(MATERIAL):

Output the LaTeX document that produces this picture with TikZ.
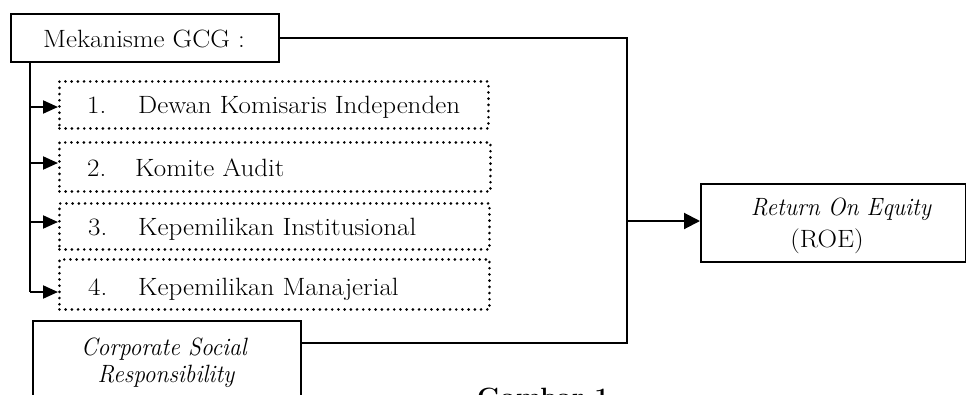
\documentclass[tikz,border=0pt]{standalone}
\usepackage{fontspec}
\setmainfont[FakeStretch=1.08,ItalicFeatures={FakeStretch=0.94}]{Latin Modern Roman}
\usetikzlibrary{arrows.meta,calc}
\begin{document}
\begin{tikzpicture}[x=1pt,y=-1pt,
  solidbox/.style={draw,line width=1.7pt,anchor=north west,inner sep=0pt,align=center},
  dotbox/.style={draw,line width=2.9pt,line cap=round,dash pattern=on 0pt off 6.2pt,anchor=north west,inner sep=0pt},
  conn/.style={line width=1.8pt},
  arr/.style={line width=2pt,-{Triangle[length=15pt,width=13pt]}},
  bigarr/.style={line width=2pt,-{Triangle[length=16pt,width=16pt]}},
  txt/.style={inner sep=0pt,anchor=base west,font=\fontsize{25}{29}\selectfont}]
\useasboundingbox (0,0) rectangle (966,394);
\clip (0,0) rectangle (966,394);
% boxes
\node[solidbox,minimum width=268pt,minimum height=48pt] (gcg) at (10,13) {};
\node[txt,anchor=base] (gcgt) at (144,47) {Mekanisme GCG :};
\node[dotbox,minimum width=429pt,minimum height=47pt] (d1) at (58,80) {};
\node[dotbox,minimum width=431pt,minimum height=49pt] (d2) at (58,141) {};
\node[dotbox,minimum width=430pt,minimum height=46pt] (d3) at (58,202) {};
\node[dotbox,minimum width=430pt,minimum height=50pt] (d4) at (58,258) {};
\node[txt] (n1) at (87,113) {1.};
\node[txt] (t1) at (138,113) {Dewan Komisaris Independen};
\node[txt] (n2) at (87,176) {2.};
\node[txt] (t2) at (135,176) {Komite Audit};
\node[txt] (n3) at (88,235) {3.};
\node[txt] (t3) at (138,235) {Kepemilikan Institusional};
\node[txt] (n4) at (88,295) {4.};
\node[txt] (t4) at (138,295) {Kepemilikan Manajerial};
\node[solidbox,minimum width=265pt,minimum height=78pt] (roe) at (700,183) {};
\node[txt,anchor=base] (roet1) at (841,215) {\itshape Return On Equity};
\node[txt,anchor=base] (roet2) at (827,247) {(ROE)};
\node[solidbox,minimum width=268pt,minimum height=110pt] (csr) at (32,320) {};
\node[txt,anchor=base] (csrt1) at (164,355) {\itshape Corporate Social};
\node[txt,anchor=base] (csrt2) at (166,382) {\itshape Responsibility};
\node[txt,anchor=base west,font=\fontsize{25}{29}\selectfont\bfseries] (cap) at (477,405) {Gambar 1};
% junction coordinates
\coordinate (j1) at (627,38);
\coordinate (j2) at (627,343);
\coordinate (j3) at (627,221);
\coordinate (v0) at (30,61);
\coordinate (a1) at (30,107);
\coordinate (a2) at (30,163);
\coordinate (a3) at (30,222);
\coordinate (a4) at (30,292);
% connectors
\draw[conn] (gcg.east |- j1) -- (j1) -- (j2) -- (csr.east |- j2);
\draw[bigarr] (j3) -- (roe.west |- j3);
\draw[conn] (v0) -- (a4);
\draw[arr] (a1) -- (d1.west |- a1);
\draw[arr] (a2) -- (d2.west |- a2);
\draw[arr] (a3) -- (d3.west |- a3);
\draw[arr] (a4) -- (d4.west |- a4);
\end{tikzpicture}
\end{document}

(EXERCISE DIRECTIONS):
Word for word, quote the full listing, omitting every picture.

(TASK OUTPUT):
Output the LaTeX document that produces this picture with TikZ.
\documentclass[tikz,border=0pt]{standalone}
\usepackage{fontspec}
\setmainfont[FakeStretch=1.08,ItalicFeatures={FakeStretch=0.94}]{Latin Modern Roman}
\usetikzlibrary{arrows.meta,calc}
\begin{document}
\begin{tikzpicture}[x=1pt,y=-1pt,
  solidbox/.style={draw,line width=1.7pt,anchor=north west,inner sep=0pt,align=center},
  dotbox/.style={draw,line width=2.9pt,line cap=round,dash pattern=on 0pt off 6.2pt,anchor=north west,inner sep=0pt},
  conn/.style={line width=1.8pt},
  arr/.style={line width=2pt,-{Triangle[length=15pt,width=13pt]}},
  bigarr/.style={line width=2pt,-{Triangle[length=16pt,width=16pt]}},
  txt/.style={inner sep=0pt,anchor=base west,font=\fontsize{25}{29}\selectfont}]
\useasboundingbox (0,0) rectangle (966,394);
\clip (0,0) rectangle (966,394);
% boxes
\node[solidbox,minimum width=268pt,minimum height=48pt] (gcg) at (10,13) {};
\node[txt,anchor=base] (gcgt) at (144,47) {Mekanisme GCG :};
\node[dotbox,minimum width=429pt,minimum height=47pt] (d1) at (58,80) {};
\node[dotbox,minimum width=431pt,minimum height=49pt] (d2) at (58,141) {};
\node[dotbox,minimum width=430pt,minimum height=46pt] (d3) at (58,202) {};
\node[dotbox,minimum width=430pt,minimum height=50pt] (d4) at (58,258) {};
\node[txt] (n1) at (87,113) {1.};
\node[txt] (t1) at (138,113) {Dewan Komisaris Independen};
\node[txt] (n2) at (87,176) {2.};
\node[txt] (t2) at (135,176) {Komite Audit};
\node[txt] (n3) at (88,235) {3.};
\node[txt] (t3) at (138,235) {Kepemilikan Institusional};
\node[txt] (n4) at (88,295) {4.};
\node[txt] (t4) at (138,295) {Kepemilikan Manajerial};
\node[solidbox,minimum width=265pt,minimum height=78pt] (roe) at (700,183) {};
\node[txt,anchor=base] (roet1) at (841,215) {\itshape Return On Equity};
\node[txt,anchor=base] (roet2) at (827,247) {(ROE)};
\node[solidbox,minimum width=268pt,minimum height=110pt] (csr) at (32,320) {};
\node[txt,anchor=base] (csrt1) at (164,355) {\itshape Corporate Social};
\node[txt,anchor=base] (csrt2) at (166,382) {\itshape Responsibility};
\node[txt,anchor=base west,font=\fontsize{25}{29}\selectfont\bfseries] (cap) at (477,405) {Gambar 1};
% junction coordinates
\coordinate (j1) at (627,38);
\coordinate (j2) at (627,343);
\coordinate (j3) at (627,221);
\coordinate (v0) at (30,61);
\coordinate (a1) at (30,107);
\coordinate (a2) at (30,163);
\coordinate (a3) at (30,222);
\coordinate (a4) at (30,292);
% connectors
\draw[conn] (gcg.east |- j1) -- (j1) -- (j2) -- (csr.east |- j2);
\draw[bigarr] (j3) -- (roe.west |- j3);
\draw[conn] (v0) -- (a4);
\draw[arr] (a1) -- (d1.west |- a1);
\draw[arr] (a2) -- (d2.west |- a2);
\draw[arr] (a3) -- (d3.west |- a3);
\draw[arr] (a4) -- (d4.west |- a4);
\end{tikzpicture}
\end{document}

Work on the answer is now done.